- Voksh
- Country: Kosovo
- District: Gjakova
- Municipality: Deçan

Population (2024)
- • Total: 378
- Time zone: UTC+1 (Central European Time)
- • Summer (DST): UTC+2 (CEST)

= Voksh =

Voksh (Vokshi or Voksh) is a village and tribal region situated in western Kosovo, which is inhabited by 570 people, all of whom are Albanians. The village of Voksh is also home to the Vokshi tribe which is part of the larger polyphyletic Thaçi tribe.

== Etymology ==
The name for Vokshi is claimed to stem from the Albanian word vogël, which means "small" or "little".

== Demographics ==
According to the 2011 census, the village had 570 inhabitants, all of whom are Albanian and Muslim. The population of Voksh belongs to the Vokshi tribe, which all belong to the Thaçi tribe according to Robert Elsie. They live in the locally defined Vokshi region that encompasses Drenoc, Lloqan, Pobërgja, Vokshi, Sllup, Prejlep and Prokolluka.

== History ==
=== Middle Ages ===
Voksh is mentioned for the first time in the Dečani chrysobulls in 1330 as a village named Укша (lat. Ukša). An individual bearing the name Bardi Uochsi (alb. Bardhi Ukshi) was recorded in the Venetian cadastre of Scutari of 1416-1417. This individual has been connected to Vokshi by Dhimitër Shuteriqi.

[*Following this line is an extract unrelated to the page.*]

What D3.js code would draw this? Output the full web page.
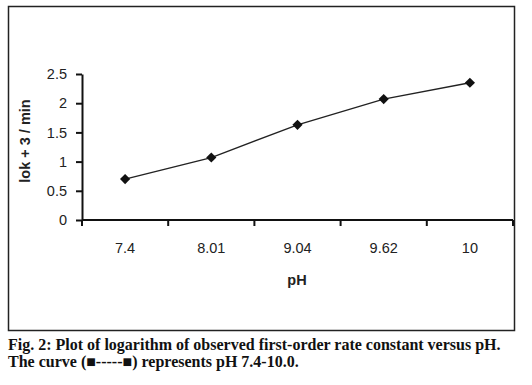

According to oral tradition, the ancestors of all Vokshi tribesmen are the brothers Alë, Tolë and Hodergjon, as well as his nephew Hima.

=== Ottoman period ===

The village of Voksh is mentioned under the name Vokshiq in the Ottoman defter of the Sanjak of Scutari in 1485 as having 19 households.

In 1571 a Mahallah of the village Helshan called Voksha was mentioned in the tax registration of the Sanjak of Dukagjin as having 24 households. A village mentioned as Ternova in the Nahije of Altun-Ili in 1485 was also mentioned with two names in the 16th century, Voksha and Ternova

In 1838 Austrian military physician Joseph Müller noted that 20 mohammedan households lived in the village of Vokś.

The local population resisted the Tanzimat reforms, most notably the League of Prizren member Sulejman Vokshi who took part in the uprising of Dervish Cara and notoriously orchestrated the attack against marshal Mehmet Ali Pasha, which marked the first military action of the league.

=== First Balkan War ===
In 1912 the Montenegrin army embarked on a campaign to forcibly convert the local Albanian population to Orthodox Christianity, which led to people fleeing the village and emigrating to Turkey.

=== Interwar period ===
During the colonization of Kosovo by the Kingdom of Yugoslavia, four colonist families from Montenegro were settled there.

=== Kosovo War ===
During the Kosovo War, 98% of the villages houses were burnt down by Serbian forces, alongside 6 Kulla dwellings. The majority of the population was forced to flee their homes to Albania but was able to return after the war ended.